I experience that the ''seal-coat'' bonds the MDF fibers, on the cut edges, resulting in less chip-out.

Works for me.



John Schaben said:

Hadn't thought about thinning the first coat.. Good tip, thanks. 

BTW, I also use it to seal/finish MDF jigs and fixtures. A few coats of BLO, a light sanding and some Johnsons floor wax gives a slick, hard and durable surface. Reasonably moisture repellant also.


Hi John,

Yes, Zinsser "Seal-Coat".

I use the BIN, as a sealer, on many projects, when a ''white'' sealer/primer is desired.

I'll have to try BLO on MDF---I have some fixtures on my project list.
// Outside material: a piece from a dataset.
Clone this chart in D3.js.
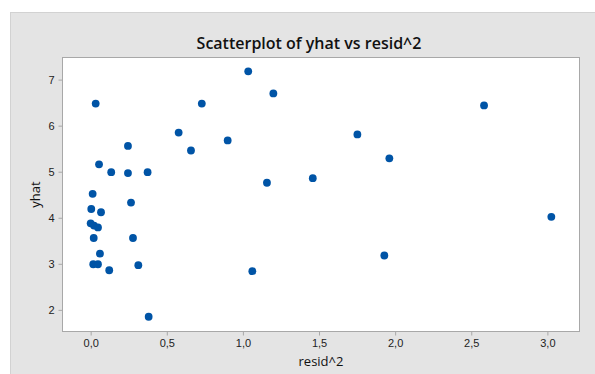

Seal-coat does penetrate into the wood fibers.


John Schaben said:

Hi Ken - I'm guessing you are referring to the Zinsser product. I used BIN, which is a pigmented version, as a primer on the kitchen doors I made as the frames were pine and the panels were MDF. The shellac makes a great sealer in case the pine had any pitch issues and it hardened up any fuzzies left from machining the MDF where a quick brush with a 320 grit sponge cleaned everything up. I do like the BLO for MDF jigs because it soaks in and hardens which gives the MDF a bit more abrasion resistance. Not sure shellac would add that particular attribute. It's more of a coating that could be worn through. I don't think it would chip off, I think the stuff would stick to JELLO.